_REQUIRED WORK_
Beginning with the first line below, please repeat the material exactly, ending with the line that includes "const chanWidthGHz = 0.00818;".

(Code that draws figures)
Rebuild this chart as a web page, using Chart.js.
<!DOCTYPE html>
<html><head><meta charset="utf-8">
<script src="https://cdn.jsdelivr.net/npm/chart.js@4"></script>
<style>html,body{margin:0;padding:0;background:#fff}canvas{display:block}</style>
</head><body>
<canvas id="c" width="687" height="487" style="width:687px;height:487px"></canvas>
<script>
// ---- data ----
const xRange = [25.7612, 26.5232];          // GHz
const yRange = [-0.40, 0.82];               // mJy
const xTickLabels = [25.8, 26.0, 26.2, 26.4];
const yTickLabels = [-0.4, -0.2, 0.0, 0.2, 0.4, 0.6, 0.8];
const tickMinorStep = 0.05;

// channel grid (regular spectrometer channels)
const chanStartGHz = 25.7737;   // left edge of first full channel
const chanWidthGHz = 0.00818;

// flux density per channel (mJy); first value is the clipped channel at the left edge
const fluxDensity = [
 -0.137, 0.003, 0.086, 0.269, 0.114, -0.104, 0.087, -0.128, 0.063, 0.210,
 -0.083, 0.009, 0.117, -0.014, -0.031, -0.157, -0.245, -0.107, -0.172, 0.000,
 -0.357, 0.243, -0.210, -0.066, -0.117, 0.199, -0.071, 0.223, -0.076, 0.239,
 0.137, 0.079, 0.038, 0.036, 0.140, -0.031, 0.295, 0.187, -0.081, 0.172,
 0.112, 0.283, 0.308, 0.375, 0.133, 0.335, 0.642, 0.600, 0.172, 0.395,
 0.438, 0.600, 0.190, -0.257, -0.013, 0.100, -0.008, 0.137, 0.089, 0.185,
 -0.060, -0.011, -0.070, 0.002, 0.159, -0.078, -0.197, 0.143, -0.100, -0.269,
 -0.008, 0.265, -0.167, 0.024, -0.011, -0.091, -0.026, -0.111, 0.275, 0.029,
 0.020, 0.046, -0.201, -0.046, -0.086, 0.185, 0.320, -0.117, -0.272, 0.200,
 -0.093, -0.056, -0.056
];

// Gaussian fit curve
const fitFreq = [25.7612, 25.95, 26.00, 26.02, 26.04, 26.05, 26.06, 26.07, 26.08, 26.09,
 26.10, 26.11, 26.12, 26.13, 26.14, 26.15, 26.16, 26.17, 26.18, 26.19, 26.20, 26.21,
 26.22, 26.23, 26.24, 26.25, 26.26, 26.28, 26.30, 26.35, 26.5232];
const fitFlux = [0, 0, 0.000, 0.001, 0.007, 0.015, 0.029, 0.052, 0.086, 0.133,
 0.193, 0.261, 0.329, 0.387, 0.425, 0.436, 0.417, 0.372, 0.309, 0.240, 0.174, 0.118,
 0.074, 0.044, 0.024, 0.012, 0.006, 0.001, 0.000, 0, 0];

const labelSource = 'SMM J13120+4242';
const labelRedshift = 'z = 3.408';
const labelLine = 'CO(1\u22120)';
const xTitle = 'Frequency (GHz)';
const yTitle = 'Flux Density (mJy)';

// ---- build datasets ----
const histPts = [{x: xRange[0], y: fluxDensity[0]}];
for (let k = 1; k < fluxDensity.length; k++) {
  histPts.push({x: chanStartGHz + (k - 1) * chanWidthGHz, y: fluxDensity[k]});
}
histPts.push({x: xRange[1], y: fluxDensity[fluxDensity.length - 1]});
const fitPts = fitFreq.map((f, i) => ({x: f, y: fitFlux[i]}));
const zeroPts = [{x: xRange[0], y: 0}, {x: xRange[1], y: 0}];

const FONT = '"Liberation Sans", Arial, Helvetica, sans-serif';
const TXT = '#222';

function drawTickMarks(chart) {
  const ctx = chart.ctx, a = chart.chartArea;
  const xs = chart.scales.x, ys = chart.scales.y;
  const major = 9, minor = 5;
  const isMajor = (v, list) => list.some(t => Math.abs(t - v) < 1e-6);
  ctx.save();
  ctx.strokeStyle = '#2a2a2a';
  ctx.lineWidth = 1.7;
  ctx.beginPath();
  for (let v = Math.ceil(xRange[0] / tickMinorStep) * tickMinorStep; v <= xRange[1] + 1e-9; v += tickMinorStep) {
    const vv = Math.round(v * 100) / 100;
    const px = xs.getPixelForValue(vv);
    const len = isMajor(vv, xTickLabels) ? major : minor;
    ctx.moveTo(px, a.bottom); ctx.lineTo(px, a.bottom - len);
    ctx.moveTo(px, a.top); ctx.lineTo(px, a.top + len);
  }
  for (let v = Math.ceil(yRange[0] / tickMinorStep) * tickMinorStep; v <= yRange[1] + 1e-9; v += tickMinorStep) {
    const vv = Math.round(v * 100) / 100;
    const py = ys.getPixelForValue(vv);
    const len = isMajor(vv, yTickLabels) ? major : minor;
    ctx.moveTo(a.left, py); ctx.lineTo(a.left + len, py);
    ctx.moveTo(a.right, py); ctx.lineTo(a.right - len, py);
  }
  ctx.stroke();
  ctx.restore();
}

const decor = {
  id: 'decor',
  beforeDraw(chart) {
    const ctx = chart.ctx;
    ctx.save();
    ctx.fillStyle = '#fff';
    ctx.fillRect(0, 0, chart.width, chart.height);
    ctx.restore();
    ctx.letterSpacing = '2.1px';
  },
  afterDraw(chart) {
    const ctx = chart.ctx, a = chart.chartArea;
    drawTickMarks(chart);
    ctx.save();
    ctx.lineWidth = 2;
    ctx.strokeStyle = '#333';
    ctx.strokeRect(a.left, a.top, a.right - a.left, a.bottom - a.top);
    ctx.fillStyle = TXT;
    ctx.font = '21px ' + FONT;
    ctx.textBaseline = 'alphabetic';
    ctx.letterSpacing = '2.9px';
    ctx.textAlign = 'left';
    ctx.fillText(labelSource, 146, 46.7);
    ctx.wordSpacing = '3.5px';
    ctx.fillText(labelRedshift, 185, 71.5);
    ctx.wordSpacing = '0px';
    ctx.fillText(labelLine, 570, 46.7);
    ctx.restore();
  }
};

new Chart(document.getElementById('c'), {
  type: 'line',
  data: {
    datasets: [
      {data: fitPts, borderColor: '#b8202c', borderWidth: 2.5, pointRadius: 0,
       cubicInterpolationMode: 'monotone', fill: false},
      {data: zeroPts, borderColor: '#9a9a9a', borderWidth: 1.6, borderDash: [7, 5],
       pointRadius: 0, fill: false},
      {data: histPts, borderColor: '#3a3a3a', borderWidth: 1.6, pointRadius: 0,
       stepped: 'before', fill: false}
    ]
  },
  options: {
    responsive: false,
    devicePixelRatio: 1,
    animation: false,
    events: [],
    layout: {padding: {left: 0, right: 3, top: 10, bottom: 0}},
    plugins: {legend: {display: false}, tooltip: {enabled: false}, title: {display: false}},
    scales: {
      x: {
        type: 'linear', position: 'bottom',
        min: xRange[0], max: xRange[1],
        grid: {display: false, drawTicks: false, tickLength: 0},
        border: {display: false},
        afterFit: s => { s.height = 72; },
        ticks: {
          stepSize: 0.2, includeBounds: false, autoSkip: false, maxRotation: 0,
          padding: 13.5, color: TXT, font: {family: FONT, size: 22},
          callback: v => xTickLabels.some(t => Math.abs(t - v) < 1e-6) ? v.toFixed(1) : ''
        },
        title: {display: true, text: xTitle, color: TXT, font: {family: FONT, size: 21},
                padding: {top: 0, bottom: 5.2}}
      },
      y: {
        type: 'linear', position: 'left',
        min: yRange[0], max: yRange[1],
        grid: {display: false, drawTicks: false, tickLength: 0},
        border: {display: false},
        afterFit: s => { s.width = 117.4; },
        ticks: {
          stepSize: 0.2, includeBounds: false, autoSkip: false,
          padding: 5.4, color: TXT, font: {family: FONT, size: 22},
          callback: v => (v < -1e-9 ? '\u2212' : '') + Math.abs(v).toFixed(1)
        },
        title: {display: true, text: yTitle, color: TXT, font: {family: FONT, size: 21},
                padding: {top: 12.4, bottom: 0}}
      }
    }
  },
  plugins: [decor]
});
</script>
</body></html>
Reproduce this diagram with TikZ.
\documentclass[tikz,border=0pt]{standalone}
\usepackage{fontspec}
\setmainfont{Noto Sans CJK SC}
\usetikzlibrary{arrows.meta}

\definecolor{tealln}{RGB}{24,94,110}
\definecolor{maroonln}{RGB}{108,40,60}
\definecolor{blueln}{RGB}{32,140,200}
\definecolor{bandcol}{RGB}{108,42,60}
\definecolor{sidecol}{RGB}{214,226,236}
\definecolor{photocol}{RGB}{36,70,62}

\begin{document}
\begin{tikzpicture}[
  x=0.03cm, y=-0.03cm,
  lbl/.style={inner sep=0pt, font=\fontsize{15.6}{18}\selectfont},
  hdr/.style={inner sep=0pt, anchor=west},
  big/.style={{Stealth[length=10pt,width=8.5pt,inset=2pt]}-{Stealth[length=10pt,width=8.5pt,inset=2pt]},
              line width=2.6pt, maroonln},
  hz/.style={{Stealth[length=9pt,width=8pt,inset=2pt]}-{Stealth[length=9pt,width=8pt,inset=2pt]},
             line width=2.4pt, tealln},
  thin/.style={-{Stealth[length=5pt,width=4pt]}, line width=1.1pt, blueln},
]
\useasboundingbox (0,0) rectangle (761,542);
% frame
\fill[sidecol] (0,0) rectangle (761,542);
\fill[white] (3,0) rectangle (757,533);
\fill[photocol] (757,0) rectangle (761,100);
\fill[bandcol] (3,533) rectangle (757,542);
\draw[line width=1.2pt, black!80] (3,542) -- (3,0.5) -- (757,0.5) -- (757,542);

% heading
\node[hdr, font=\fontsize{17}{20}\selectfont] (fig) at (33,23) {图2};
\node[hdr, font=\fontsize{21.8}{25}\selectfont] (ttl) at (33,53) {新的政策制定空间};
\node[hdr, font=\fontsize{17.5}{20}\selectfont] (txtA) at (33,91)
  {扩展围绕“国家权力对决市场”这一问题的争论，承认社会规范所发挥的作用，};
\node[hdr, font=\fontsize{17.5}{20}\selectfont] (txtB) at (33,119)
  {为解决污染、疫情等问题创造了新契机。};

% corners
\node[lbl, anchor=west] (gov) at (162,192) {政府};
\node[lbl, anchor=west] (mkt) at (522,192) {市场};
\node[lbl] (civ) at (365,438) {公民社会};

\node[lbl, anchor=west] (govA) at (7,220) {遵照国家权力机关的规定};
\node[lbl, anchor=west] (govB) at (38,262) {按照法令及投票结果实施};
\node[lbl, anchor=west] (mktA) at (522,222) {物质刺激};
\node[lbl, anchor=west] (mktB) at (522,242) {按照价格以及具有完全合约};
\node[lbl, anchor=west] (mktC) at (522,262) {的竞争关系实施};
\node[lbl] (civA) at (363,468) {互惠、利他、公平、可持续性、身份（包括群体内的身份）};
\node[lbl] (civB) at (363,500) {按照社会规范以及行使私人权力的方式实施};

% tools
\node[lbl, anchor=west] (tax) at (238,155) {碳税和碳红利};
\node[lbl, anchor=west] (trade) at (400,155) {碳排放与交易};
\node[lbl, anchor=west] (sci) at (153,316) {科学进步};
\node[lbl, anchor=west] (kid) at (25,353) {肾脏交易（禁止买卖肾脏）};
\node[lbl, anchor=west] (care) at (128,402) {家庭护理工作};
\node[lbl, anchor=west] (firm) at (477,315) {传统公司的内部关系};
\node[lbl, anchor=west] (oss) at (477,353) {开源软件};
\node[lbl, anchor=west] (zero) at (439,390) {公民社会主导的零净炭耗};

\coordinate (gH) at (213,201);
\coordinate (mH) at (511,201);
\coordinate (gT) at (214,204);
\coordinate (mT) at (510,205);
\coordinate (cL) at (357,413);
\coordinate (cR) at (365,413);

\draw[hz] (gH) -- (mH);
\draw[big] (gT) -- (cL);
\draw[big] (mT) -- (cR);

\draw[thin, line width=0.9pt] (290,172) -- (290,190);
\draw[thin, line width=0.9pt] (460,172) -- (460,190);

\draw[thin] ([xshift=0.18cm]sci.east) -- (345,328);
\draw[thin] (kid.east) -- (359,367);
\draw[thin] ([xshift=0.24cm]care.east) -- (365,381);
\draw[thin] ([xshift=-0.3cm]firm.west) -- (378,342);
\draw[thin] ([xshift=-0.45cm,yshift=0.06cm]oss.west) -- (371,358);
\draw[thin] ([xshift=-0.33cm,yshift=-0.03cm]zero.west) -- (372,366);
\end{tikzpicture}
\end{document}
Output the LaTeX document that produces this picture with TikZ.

_RESPONSE TO THIS TASK_
Rebuild this chart as a web page, using Chart.js.
<!DOCTYPE html>
<html><head><meta charset="utf-8">
<script src="https://cdn.jsdelivr.net/npm/chart.js@4"></script>
<style>html,body{margin:0;padding:0;background:#fff}canvas{display:block}</style>
</head><body>
<canvas id="c" width="687" height="487" style="width:687px;height:487px"></canvas>
<script>
// ---- data ----
const xRange = [25.7612, 26.5232];          // GHz
const yRange = [-0.40, 0.82];               // mJy
const xTickLabels = [25.8, 26.0, 26.2, 26.4];
const yTickLabels = [-0.4, -0.2, 0.0, 0.2, 0.4, 0.6, 0.8];
const tickMinorStep = 0.05;

// channel grid (regular spectrometer channels)
const chanStartGHz = 25.7737;   // left edge of first full channel
const chanWidthGHz = 0.00818;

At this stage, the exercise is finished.